# Does Mario have autism?



## Flustercuck (Sep 16, 2017)

I personally think that Nintendo keeps slipping subtle hint that our redcapped hero may have autism, he uses the same clothes all the time, except for when he eats fireflowers which makes him change into white clothes. His obsession with saving the princess from the evil Koopa, who may as well be autistic as well in some shape or form, and Mario's obsession is borderline autistic seeing as he isn't ready for changes in his environment, and he also has his brother Luigi who keeps on enabling his autism. What do you guys think?


----------



## ICametoLurk (Sep 16, 2017)

No, but you do.


----------



## RG 448 (Sep 16, 2017)

Bro that's some real shit right there.


----------



## NIGGO KILLA (Sep 16, 2017)

Worse

hes a wop


----------



## 300mm (Sep 16, 2017)

Deep Thoughts ain't deep enough for this


----------



## ES 148 (Sep 16, 2017)

I think Mario is autistic because he goes 'HOOP, HAA, WAHAAAA' every time he jumps, like some sort of fucking nutjob


----------



## BlueArmedDevil (Sep 16, 2017)

Well he is on a love quest and has to deal with some dang dirty trolls...


----------



## WeeGee (Sep 16, 2017)

"Solid"Mario does for sure.


----------



## Mimic (Sep 16, 2017)

He's just a burnout. He's done shrooms so much he lost his job as a plumber. "Rescuing the Princess" is just his way of saying he's having a trip.

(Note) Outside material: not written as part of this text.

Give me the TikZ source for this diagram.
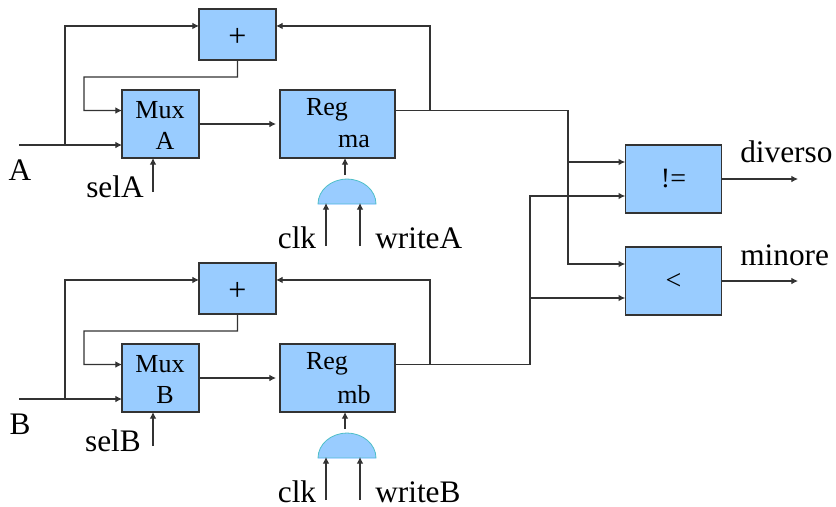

You never save the princess, Mario. Why do you think she keeps getting kidnapped?


----------



## AlephOne2Many (Sep 16, 2017)

He's a jew


----------



## Positron (Sep 16, 2017)

Go back to TV Tropes you moron.


----------



## Quijibo69 (Sep 16, 2017)

Is every fictional character autistic?


----------



## IV 445 (Sep 16, 2017)

This got a good chuckle out of me have to admit


----------



## Jack Haywood (Sep 16, 2017)

...I have a feeling you just posted this thread for shits and giggles


----------



## From The Uncanny Valley (Sep 16, 2017)

Quijibo69 said:


> Is every fictional character autistic?



Yes.


----------



## Jaiman (Sep 16, 2017)




----------



## m0rnutz (Sep 16, 2017)

I thought he was a transwoman?


----------



## Quijibo69 (Sep 16, 2017)

m0rnutz said:


> I thought he was a transwoman?


 
No. That's Garfield.


----------



## Ido (Sep 16, 2017)




----------



## BaissaTheSinger (Sep 16, 2017)

I thought Sonic was the one with autism.


----------



## HOMO INSPECTUS (Sep 16, 2017)

but more importantly, is wario a libertarian?


----------



## BaissaTheSinger (Sep 16, 2017)

HOMO INSPECTUS said:


> but more importantly, is wario a libertarian?

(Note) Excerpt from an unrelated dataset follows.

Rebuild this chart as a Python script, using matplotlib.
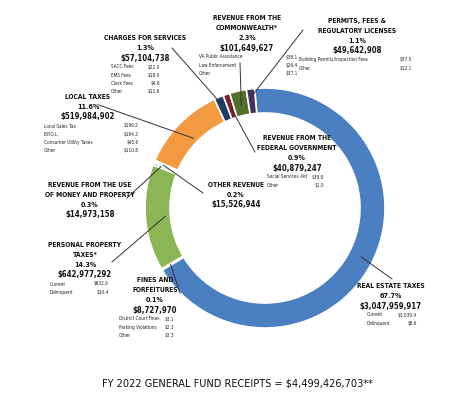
import numpy as np
import matplotlib.pyplot as plt

# slices, clockwise from the top
categories = ['REAL ESTATE TAXES', 'FINES AND\nFORFEITURES', 'PERSONAL PROPERTY\nTAXES*',
              'REVENUE FROM THE USE\nOF MONEY AND PROPERTY', 'OTHER REVENUE', 'LOCAL TAXES',
              'CHARGES FOR SERVICES', 'REVENUE FROM THE\nFEDERAL GOVERNMENT',
              'REVENUE FROM THE\nCOMMONWEALTH*', 'PERMITS, FEES &\nREGULATORY LICENSES']
amounts = [3047959917, 8727970, 642977292, 14973158, 15526944, 519984902,
           57104738, 40879247, 101649627, 49642908]
pct_labels = ['67.7%', '0.1%', '14.3%', '0.3%', '0.2%', '11.6%', '1.3%', '0.9%', '2.3%', '1.1%']
details = [
    [('Current', '$3,039.4'), ('Delinquent', '$8.6')],
    [('District Court Fines', '$3.1'), ('Parking Violations', '$2.3'), ('Other', '$3.3')],
    [('Current', '$632.6'), ('Delinquent', '$10.4')],
    [],
    [],
    [('Local Sales Tax', '$199.2'), ('B.P.O.L.', '$164.2'), ('Consumer Utility Taxes', '$45.6'), ('Other', '$110.8')],
    [('SACC Fees', '$22.0'), ('EMS Fees', '$18.9'), ('Clerk Fees', '$4.6'), ('Other', '$11.6')],
    [('Social Services Aid', '$39.8'), ('Other', '$1.0')],
    [('VA Public Assistance', '$38.1'), ('Law Enforcement', '$26.4'), ('Other', '$37.1')],
    [('Building Permits/Inspection Fees', '$37.5'), ('Other', '$12.1')],
]
total_label = 'FY 2022 GENERAL FUND RECEIPTS = $4,499,426,703**'

colors = ['#4a7fc1', '#dfe8f3', '#8cb556', '#b3c6de', '#eef2f7', '#f39a41',
          '#1f3c68', '#7b1e27', '#546f2b', '#47305f']

# text block layout: centre x, top y, item name x, item value x, leader start, leader radius
layout = [
    (391, 286, 367, 417, (392, 279), 108),
    (155, 280, 119, 174, (180, 293), 110),
    (85, 245, 50, 109, (112, 262), 100),
    (90, 185, None, None, (127, 198), 112),
    (236, 185, None, None, (203, 193), 110),
    (88, 97, 44, 139, (99, 105), 100),
    (145, 38, 111, 160, (172, 48), 112),
    (297, 138, 267, 324, (255, 152), 105),
    (247, 18, 199, 298, (240, 63), 105),
    (357, 21, 299, 412, (303, 30), 112),
]

plt.rcParams['font.family'] = ['DejaVu Sans']
plt.rcParams['font.stretch'] = 'condensed'

fig = plt.figure(figsize=(4.74, 3.93), dpi=100)
ax = fig.add_axes([0, 0, 1, 1])

cx, cy, R = 265, 208, 120
# y axis is inverted below, so draw counter-clockwise from -95 deg to appear clockwise from the top
wedges, _ = ax.pie(amounts, colors=colors, startangle=-95, counterclock=True,
                   center=(cx, cy), radius=R, frame=True,
                   wedgeprops=dict(width=25, edgecolor='white', linewidth=1.2))
ax.set_xlim(0, 474)
ax.set_ylim(393, 0)
ax.set_aspect('equal')
ax.axis('off')

tc = '#111111'
for w, cat, pct, amt, items, (tx, ty, nx, vx, ls, lr) in zip(
        wedges, categories, pct_labels, amounts, details, layout):
    y = ty
    for ln in cat.split('\n'):
        ax.text(tx, y, ln, ha='center', va='center', fontsize=4.9, fontweight='bold', color=tc)
        y += 10
    ax.text(tx, y, pct, ha='center', va='center', fontsize=5.1, fontweight='bold', color=tc)
    y += 10
    ax.text(tx, y, '${:,}'.format(amt), ha='center', va='center', fontsize=5.6,
            fontweight='bold', color=tc)
    y += 9
    for name, val in items:
        ax.text(nx, y, name, ha='left', va='center', fontsize=3.4, color='#222222')
        ax.text(vx, y, val, ha='right', va='center', fontsize=3.4, color='#222222')
        y += 8.3
    # leader line to the middle of the slice
    mid = np.deg2rad((w.theta1 + w.theta2) / 2)
    ex, ey = cx + lr * np.cos(mid), cy + lr * np.sin(mid)
    ax.plot([ls[0], ex], [ls[1], ey], color='#333333', lw=0.7)

ax.text(237, 383, total_label, ha='center', va='center', fontsize=7.8, color='#111111')

fig.savefig('out.png', dpi=100)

The really important question is...Is Waluigi still uncircumcised?


----------



## Funnybone (Sep 16, 2017)

Mario is like the opposite of autistic. he exercises constantly, has his own business, has a hot boyfriend free galpal, and is always outside.

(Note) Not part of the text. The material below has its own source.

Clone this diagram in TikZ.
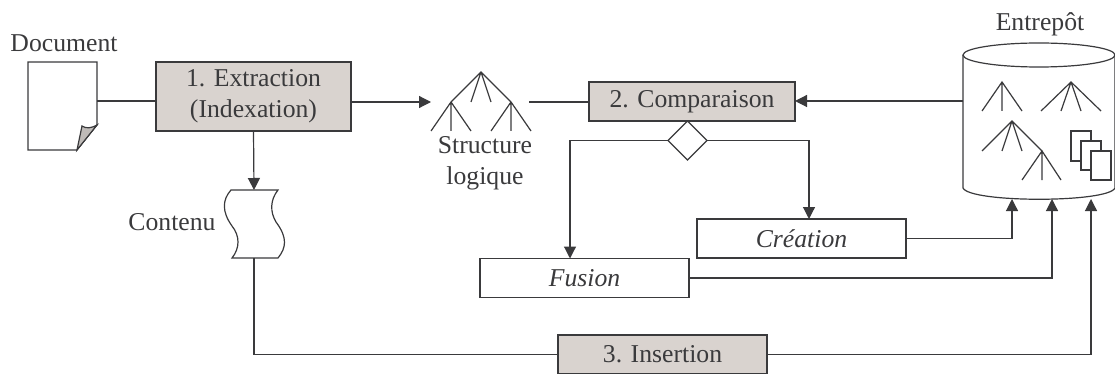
\documentclass[tikz,border=0pt]{standalone}
\usepackage{fontspec}
\setmainfont{Liberation Serif}
\usetikzlibrary{arrows.meta,shapes.geometric}
\definecolor{ink}{HTML}{3A3A3C}
\definecolor{boxgray}{HTML}{D9D3CF}
\tikzset{
  every node/.style={text=ink,font=\fontsize{25.7}{31}\selectfont},
  wire/.style={draw=ink,line width=1.2pt},
  arrowed/.style={wire,-{Triangle[length=12pt,width=12pt]}},
  ghost/.style={inner sep=0pt,outer sep=0pt,draw=none},
  thin shape/.style={draw=ink,line width=1.2pt},
  graybox/.style={draw=ink,line width=1.2pt,fill=boxgray,inner sep=0pt,outer sep=0pt,align=center},
  whitebox/.style={draw=ink,line width=1.2pt,fill=white,inner sep=0pt,outer sep=0pt,font=\fontsize{25.7}{31}\selectfont\itshape},
  label text/.style={inner sep=0pt,outer sep=0pt,align=center},
}
\begin{document}
\begin{tikzpicture}[x=1pt,y=-1pt]
\useasboundingbox (0,0) rectangle (1115,374);
\clip (0,0) rectangle (1115,374);
% ---- nodes
\node[ghost,minimum width=69pt,minimum height=88pt] (doc) at (62.5,106) {};
\node[graybox,minimum width=195pt,minimum height=69pt] (extr) at (253.5,96.5) {1. Extraction\\(Indexation)};
\node[ghost,minimum width=100pt,minimum height=59pt] (tree) at (481,101.5) {};
\node[graybox,minimum width=206pt,minimum height=39pt] (comp) at (692,101.5) {2. Comparaison};
\node[draw=ink,line width=1.2pt,fill=white,diamond,aspect=1,inner sep=0pt,outer sep=0pt,minimum width=39pt,minimum height=39pt] (dia) at (687.5,140.5) {};
\node[whitebox,minimum width=209pt,minimum height=39pt] (crea) at (801.5,238.5) {Création};
\node[whitebox,minimum width=209pt,minimum height=39pt] (fus) at (584.5,278) {Fusion};
\node[graybox,minimum width=209pt,minimum height=39pt] (ins) at (662.5,354.5) {3. Insertion};
\node[ghost,minimum width=152pt,minimum height=156pt] (cyl) at (1039,121) {};
\node[ghost,minimum width=50pt,minimum height=68pt] (tag) at (254,224) {};
% ---- labels
\node[label text] (ldoc) at (64,43) {Document};
\node[label text] (lstr) at (485,163) {Structure\\logique};
\node[label text] (lcon) at (172,222) {Contenu};
\node[label text] (lent) at (1040,24) {Entrepôt};
% ---- document sheet
\draw[thin shape,fill=white] (28,62) -- (97,62) -- (97,125) -- (77,150) -- (28,150) -- cycle;
\draw[thin shape,fill=boxgray!85!black!90] (97,125) .. controls (92,128) and (86,129) .. (82,126) -- (77,150) -- cycle;
% ---- paper tape
\draw[thin shape,fill=white] (231,190) -- (278,190)
  .. controls (270,200) and (270,212) .. (276,222)
  .. controls (288,238) and (286,248) .. (278,258)
  -- (232,258)
  .. controls (240,248) and (240,236) .. (232,226)
  .. controls (222,212) and (222,200) .. (231,190) -- cycle;
% ---- logical tree
\draw[thin shape] (451,102) -- (481,72) -- (511,102)
  (481,72) -- (471,102) (481,72) -- (491,102)
  (431,131) -- (451,102) -- (471,131) (451,102) -- (451,131)
  (491,131) -- (511,102) -- (531,131) (511,102) -- (511,131);
% ---- repository
\draw[thin shape,fill=white] (963,55) -- (963,188) .. controls (970,203) and (1108,203) .. (1115,188) -- (1115,55);
\draw[thin shape,fill=white] (1039,55) ellipse [x radius=76,y radius=12];
\draw[thin shape] (982,111) -- (1002,82) -- (1022,111) (1002,82) -- (1002,111);
\draw[thin shape] (1041,111) -- (1071,82) -- (1101,111) (1071,82) -- (1061,111) (1071,82) -- (1081,111);
\draw[thin shape] (982,151) -- (1012,121) -- (1042,151) (1012,121) -- (1002,151) (1012,121) -- (1022,151);
\draw[thin shape] (1022,180) -- (1042,151) -- (1061,180) (1042,151) -- (1042,180);
\draw[thin shape,fill=white] (1071,131) rectangle (1091,161);
\draw[thin shape,fill=white] (1081,141) rectangle (1101,170);
\draw[thin shape,fill=white] (1091,151) rectangle (1111,180);
% ---- connector ends
\coordinate (cylL) at (963,101);
\coordinate (e1) at (1012,199);
\coordinate (e2) at (1052,199);
\coordinate (e3) at (1091,199);
\coordinate (treeL) at (431,102);
\coordinate (treeR) at (529,102);
\coordinate (tagB) at (254,258);
\coordinate (tagT) at (254,190);
\coordinate (docR) at (97,101);
\coordinate (creaT) at (809,219);
\coordinate (fusT) at (570,258.5);
% ---- connectors
\draw[wire] (docR) -- (docR -| extr.west);
\draw[arrowed] (extr.east |- treeL) -- (treeL);
\draw[arrowed] (extr.south) -- (tagT);
\draw[wire] (treeR) -- (treeR -| comp.west);
\draw[arrowed] (cylL) -- (cylL -| comp.east);
\draw[arrowed] (dia.west) -| (fusT);
\draw[arrowed] (dia.east) -| (creaT);
\draw[arrowed] (crea.east) -| (e1);
\draw[arrowed] (fus.east) -| (e2);
\draw[wire] (tagB) |- (ins.west);
\draw[arrowed] (ins.east) -| (e3);
\end{tikzpicture}
\end{document}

are you implying midgets and semi-mutes are autistic? thats pretty homophobic.


----------



## ES 148 (Sep 16, 2017)

Funnybone said:


> Mario is like the opposite of autistic. he exercises constantly, has his own business, has a hot boyfriend free galpal, and is always outside.
> 
> are you implying midgets and semi-mutes are autistic? thats pretty homophobic.



tbh you're saying mario is a midget, what if he identifies as someone of regular height? cissexist


----------



## Un Platano (Sep 17, 2017)




----------



## Gym Leader Elesa (Sep 17, 2017)

BaissaTheSinger said:


> The really important question is...Is Waluigi still uncircumcised?


----------



## Joan Nyan (Sep 17, 2017)

HOMO INSPECTUS said:


> but more importantly, is wario a libertarian?


Wario is an ancap.


----------



## Icy Arlovskaya (May 24, 2018)

Better call MatPat, he’ll eat this shit up like a goat


And make a video about it


----------



## Quijibo69 (May 24, 2018)

This thread is autism and it gave me autism just by reading it.


----------



## Mr. Pickles (May 24, 2018)

Nigga we all got autism, we were infected long ago, and we will deteriorate until we become as one.


----------